Но в исполнении замысла между «Роковыми яйцами» и «Собачьим сердцем» имеются существенные различия. В «Роковых яйцах» чудаковатый профессор биологии Персиков сделал потрясающее открытие: его луч жизни производит необычайно быстрое размножение яйцеклетки. Но это бескорыстное открытие, в ударном порядке, использовано чиновником от правительства Рокком, для восстановления совхозного куроводства, разоренного таинственным мором. По бюрократической ошибке, в колхоз из Германии присланы не куриные, а змеиные яйца, и под действием красного луча из них вылупляются чудовищные гады. Местное бедствие становится национальным. Разъяренная толпа убивает без вины виноватого проф. Персикова. И если бы не вмешательство природных, иррациональных, сил, – лютый мороз в середине августа – вся страна погибла бы от нашествия размножающихся чудовищ.

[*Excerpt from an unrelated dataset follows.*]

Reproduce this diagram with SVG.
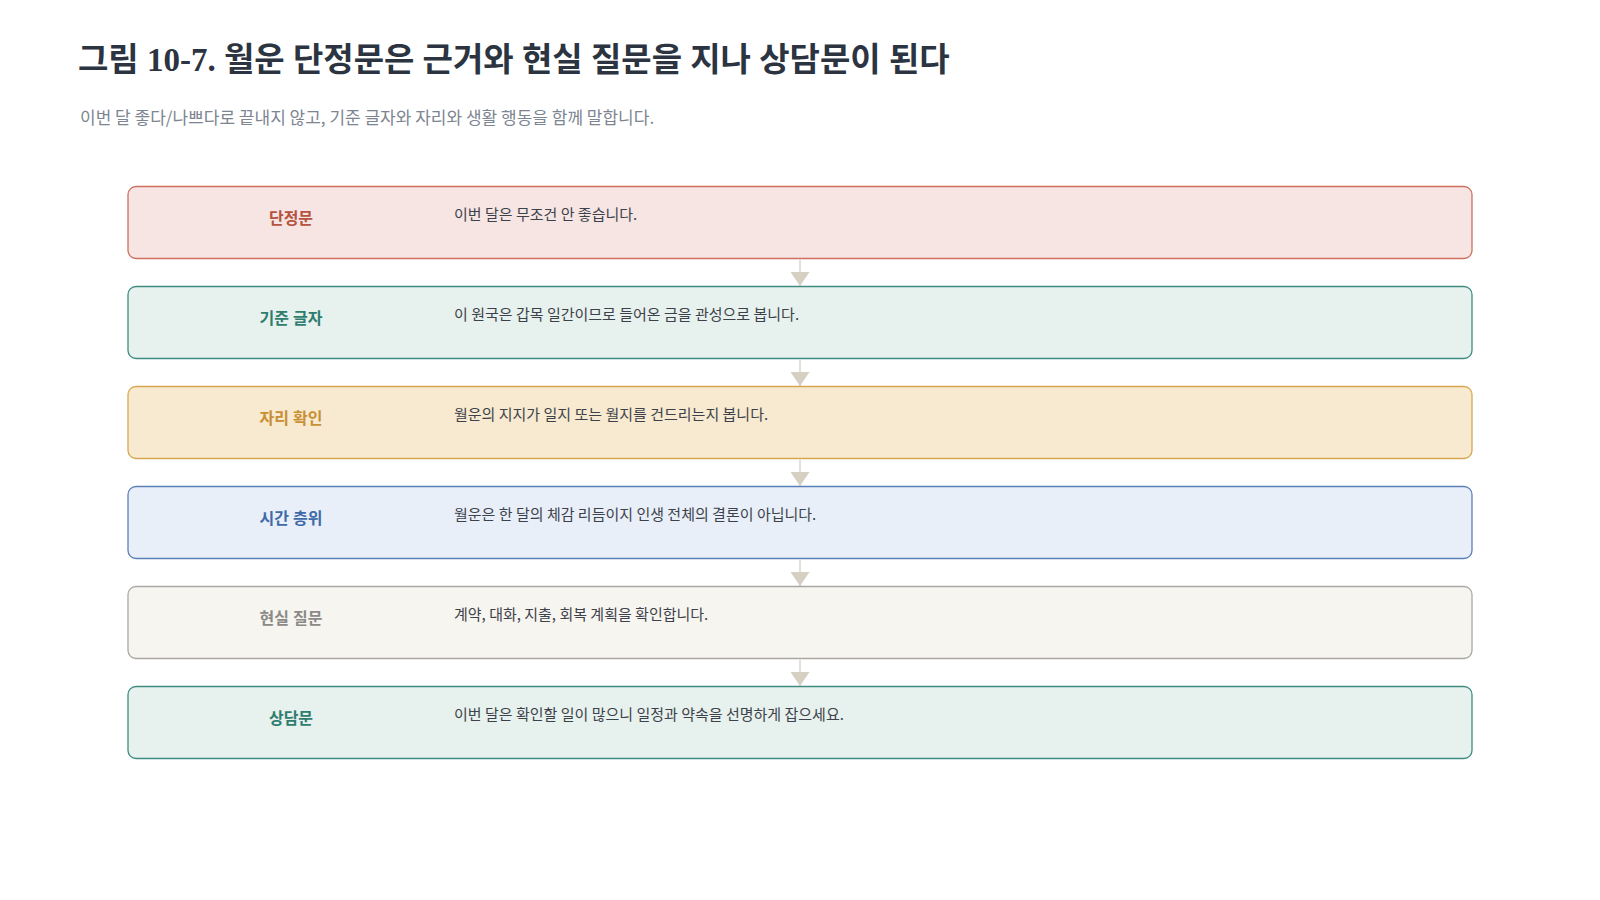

Почему, закончив «Роковые яйца», Булгаков немедленно вернулся к той же теме? Был ли он не совсем удовлетворен ее разработкой или просто хотел осветить ее под новым углом, мы не знаем. Но в «Собачьем сердце» он несомненно придал этой теме, переведя ее в чисто антропологическую плоскость, гораздо бо́льшую закономерность и цельность. В «Роковых яйцах» катастрофа произошла не столько от использования луча жизни, сколько от роковой, но случайной ошибки. В «Собачьем сердце» нет никакой случайности. Нет также и той фантасмагории, которой порой увлекается Булгаков и которая затемняет иногда его основную мысль. Фантастический элемент в «Собачьем сердце» сведен к самому необходимому, к центральному происшествию, приобретающему значение символа. Но не будем пересказывать повести. Предоставим самому читателю радость открыть, к чему ведет пребывание ошпаренной дворняжки в уютной квартире московского профессора. Остановимся лишь на одном отличии «Собачьего сердца» от «Роковых яиц». «Собачье сердце» имеет счастливый конец: профессору Преображенскому удалось предотвратить бедствие. Увы, исторические события подтвердили скорее развязку «Роковых яиц». Разбушевавшиеся «шариковы» первым делом обернулись против породившей их интеллигенции, обеспечив тем самым себе долгую жизнь. Но, как раз, значительность «Собачьего сердца» в том, что в нем новому общественному явлению, не легко определимому, найден образ и дано имя. Можно смело предсказать, что «Шариков» (а за ним, вероятно, и «шариковщина») войдет в русский словарь как наименование нового типа людей, порожденного революционными скачками и техническими открытиями наших дней.
Значительное по своему социально-философскому замыслу «Собачье сердце» поражает и законченностью своего исполнения: острый комизм, легкий, чеховский юмор, драматическая напряженность рассказа, стройная архитектоника целого, все эти качества ставят «Собачье сердце» в ряд лучших произведений русской прозы ХХ столетия.